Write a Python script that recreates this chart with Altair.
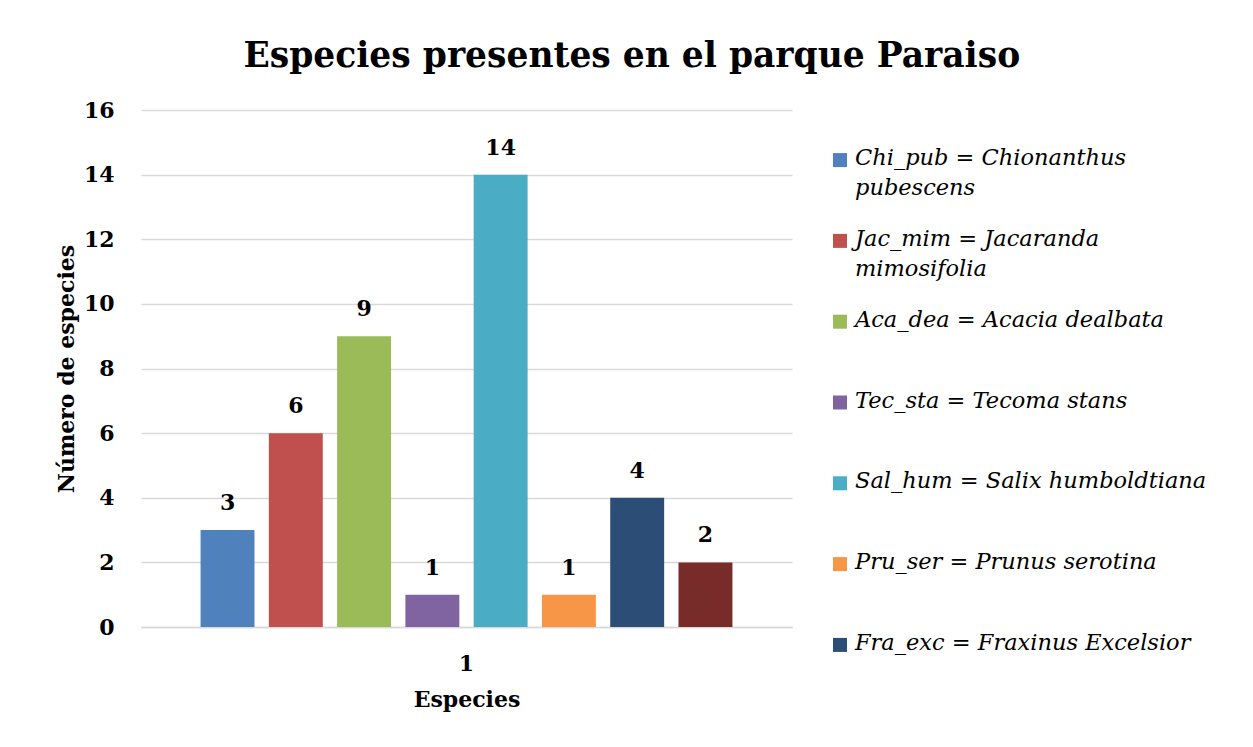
import altair as alt
import pandas as pd

# ---- data ----
group = ["1"] * 8
species = ["Chi_pub", "Jac_mim", "Aca_dea", "Tec_sta", "Sal_hum", "Pru_ser", "Fra_exc", "Otra"]
counts = [3, 6, 9, 1, 14, 1, 4, 2]
colors = ["#4F81BD", "#C0504D", "#9BBB59", "#8064A2", "#4BACC6", "#F79646", "#2C4D75", "#772C2A"]

legend_codes = ["Chi_pub", "Jac_mim", "Aca_dea", "Tec_sta", "Sal_hum", "Pru_ser", "Fra_exc"]
legend_labels = [
    "Chi_pub = Chionanthus\npubescens",
    "Jac_mim = Jacaranda\nmimosifolia",
    "Aca_dea = Acacia dealbata",
    "Tec_sta = Tecoma stans",
    "Sal_hum = Salix humboldtiana",
    "Pru_ser = Prunus serotina",
    "Fra_exc = Fraxinus Excelsior",
]
y_ticks = [0, 2, 4, 6, 8, 10, 12, 14, 16]

FONT = "DejaVu Serif"

df = pd.DataFrame({"grupo": group, "especie": species, "n": counts})
leg = pd.DataFrame({"especie": legend_codes, "label": legend_labels,
                    "orden": list(range(len(legend_codes)))})

color_scale = alt.Scale(domain=species, range=colors)

base = alt.Chart(df).encode(
    x=alt.X("grupo:N", title="Especies",
            scale=alt.Scale(paddingInner=0, paddingOuter=0.112),
            axis=alt.Axis(labelAngle=0, labelFont=FONT, labelFontSize=22,
                          labelFontWeight="bold", labelColor="black", labelPadding=26,
                          titleFont=FONT, titleFontSize=22, titleFontWeight="bold",
                          titleColor="black", titlePadding=15,
                          ticks=False, tickSize=0, domainColor="#d9d9d9",
                          domainWidth=1.5, grid=False)),
    xOffset=alt.XOffset("especie:N", sort=species,
                        scale=alt.Scale(paddingInner=0.21, paddingOuter=0)),
)

bars = base.mark_bar().encode(
    y=alt.Y("n:Q", title="Número de especies",
            scale=alt.Scale(domain=[0, 16]),
            axis=alt.Axis(values=y_ticks, labelFont=FONT, labelFontSize=22,
                          labelFontWeight="bold", labelColor="black", labelPadding=27,
                          titleFont=FONT, titleFontSize=22, titleFontWeight="bold",
                          titleColor="black", titlePadding=5,
                          ticks=False, tickSize=0, domain=False,
                          gridColor="#d9d9d9", gridWidth=1.5)),
    color=alt.Color("especie:N", scale=color_scale, legend=None),
)

labels = base.mark_text(font=FONT, fontSize=22, fontWeight="bold", color="black",
                        baseline="middle", dy=-27).encode(
    y=alt.Y("n:Q"),
    text=alt.Text("n:Q"),
)

main = alt.layer(bars, labels).properties(width=651, height=517)

leg_base = alt.Chart(leg).encode(
    y=alt.Y("especie:N", sort=legend_codes, axis=None,
            scale=alt.Scale(type="point", padding=0.62)),
)
leg_sq = leg_base.mark_square(size=196, opacity=1).encode(
    x=alt.value(15),
    color=alt.Color("especie:N", scale=color_scale, legend=None),
)
leg_txt = leg_base.mark_text(font=FONT, fontSize=22.5, fontStyle="italic", color="black",
                             align="left", baseline="top", dy=-13, lineBreak="\n",
                             lineHeight=30).encode(
    x=alt.value(30),
    text="label:N",
)
legend = alt.layer(leg_sq, leg_txt).properties(width=360, height=585)

chart = alt.hconcat(main, legend, spacing=33).properties(
    title=alt.TitleParams("Especies presentes en el parque Paraiso", font=FONT,
                          fontSize=34.5, fontWeight="bold", color="black",
                          anchor="middle", offset=25, dx=1),
    padding={"left": 47, "top": 30, "right": 5, "bottom": 5},
    background="white",
).configure_view(stroke=None)

chart.save("out.html", embed_options={"renderer": "svg", "actions": False})
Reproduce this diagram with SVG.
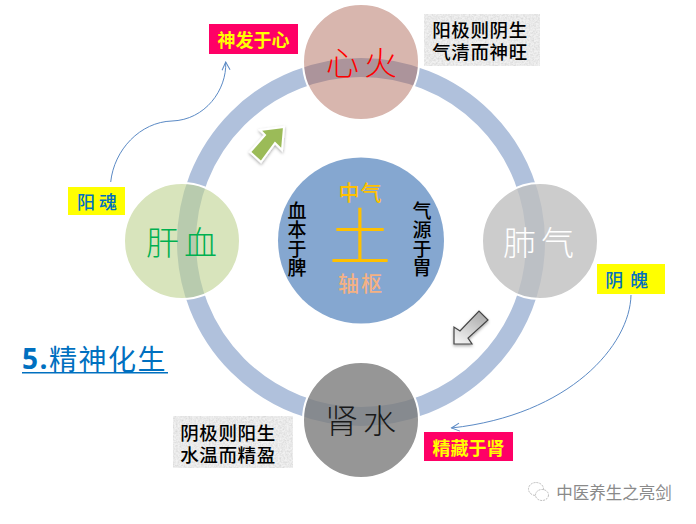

PROBLEM TO WORK ON: Quote every entry exactly, with the pictures omitted.

TASK ANSWER:
Write a Python script that recreates this chart with Altair.
import altair as alt
import pandas as pd

# ---- data ----
group = ["1"] * 8
species = ["Chi_pub", "Jac_mim", "Aca_dea", "Tec_sta", "Sal_hum", "Pru_ser", "Fra_exc", "Otra"]
counts = [3, 6, 9, 1, 14, 1, 4, 2]
colors = ["#4F81BD", "#C0504D", "#9BBB59", "#8064A2", "#4BACC6", "#F79646", "#2C4D75", "#772C2A"]

legend_codes = ["Chi_pub", "Jac_mim", "Aca_dea", "Tec_sta", "Sal_hum", "Pru_ser", "Fra_exc"]
legend_labels = [
    "Chi_pub = Chionanthus\npubescens",
    "Jac_mim = Jacaranda\nmimosifolia",
    "Aca_dea = Acacia dealbata",
    "Tec_sta = Tecoma stans",
    "Sal_hum = Salix humboldtiana",
    "Pru_ser = Prunus serotina",
    "Fra_exc = Fraxinus Excelsior",
]
y_ticks = [0, 2, 4, 6, 8, 10, 12, 14, 16]

FONT = "DejaVu Serif"

df = pd.DataFrame({"grupo": group, "especie": species, "n": counts})
leg = pd.DataFrame({"especie": legend_codes, "label": legend_labels,
                    "orden": list(range(len(legend_codes)))})

color_scale = alt.Scale(domain=species, range=colors)

base = alt.Chart(df).encode(
    x=alt.X("grupo:N", title="Especies",
            scale=alt.Scale(paddingInner=0, paddingOuter=0.112),
            axis=alt.Axis(labelAngle=0, labelFont=FONT, labelFontSize=22,
                          labelFontWeight="bold", labelColor="black", labelPadding=26,
                          titleFont=FONT, titleFontSize=22, titleFontWeight="bold",
                          titleColor="black", titlePadding=15,
                          ticks=False, tickSize=0, domainColor="#d9d9d9",
                          domainWidth=1.5, grid=False)),
    xOffset=alt.XOffset("especie:N", sort=species,
                        scale=alt.Scale(paddingInner=0.21, paddingOuter=0)),
)

bars = base.mark_bar().encode(
    y=alt.Y("n:Q", title="Número de especies",
            scale=alt.Scale(domain=[0, 16]),
            axis=alt.Axis(values=y_ticks, labelFont=FONT, labelFontSize=22,
                          labelFontWeight="bold", labelColor="black", labelPadding=27,
                          titleFont=FONT, titleFontSize=22, titleFontWeight="bold",
                          titleColor="black", titlePadding=5,
                          ticks=False, tickSize=0, domain=False,
                          gridColor="#d9d9d9", gridWidth=1.5)),
    color=alt.Color("especie:N", scale=color_scale, legend=None),
)

labels = base.mark_text(font=FONT, fontSize=22, fontWeight="bold", color="black",
                        baseline="middle", dy=-27).encode(
    y=alt.Y("n:Q"),
    text=alt.Text("n:Q"),
)

main = alt.layer(bars, labels).properties(width=651, height=517)

leg_base = alt.Chart(leg).encode(
    y=alt.Y("especie:N", sort=legend_codes, axis=None,
            scale=alt.Scale(type="point", padding=0.62)),
)
leg_sq = leg_base.mark_square(size=196, opacity=1).encode(
    x=alt.value(15),
    color=alt.Color("especie:N", scale=color_scale, legend=None),
)
leg_txt = leg_base.mark_text(font=FONT, fontSize=22.5, fontStyle="italic", color="black",
                             align="left", baseline="top", dy=-13, lineBreak="\n",
                             lineHeight=30).encode(
    x=alt.value(30),
    text="label:N",
)
legend = alt.layer(leg_sq, leg_txt).properties(width=360, height=585)

chart = alt.hconcat(main, legend, spacing=33).properties(
    title=alt.TitleParams("Especies presentes en el parque Paraiso", font=FONT,
                          fontSize=34.5, fontWeight="bold", color="black",
                          anchor="middle", offset=25, dx=1),
    padding={"left": 47, "top": 30, "right": 5, "bottom": 5},
    background="white",
).configure_view(stroke=None)

chart.save("out.html", embed_options={"renderer": "svg", "actions": False})
Reproduce this diagram with SVG.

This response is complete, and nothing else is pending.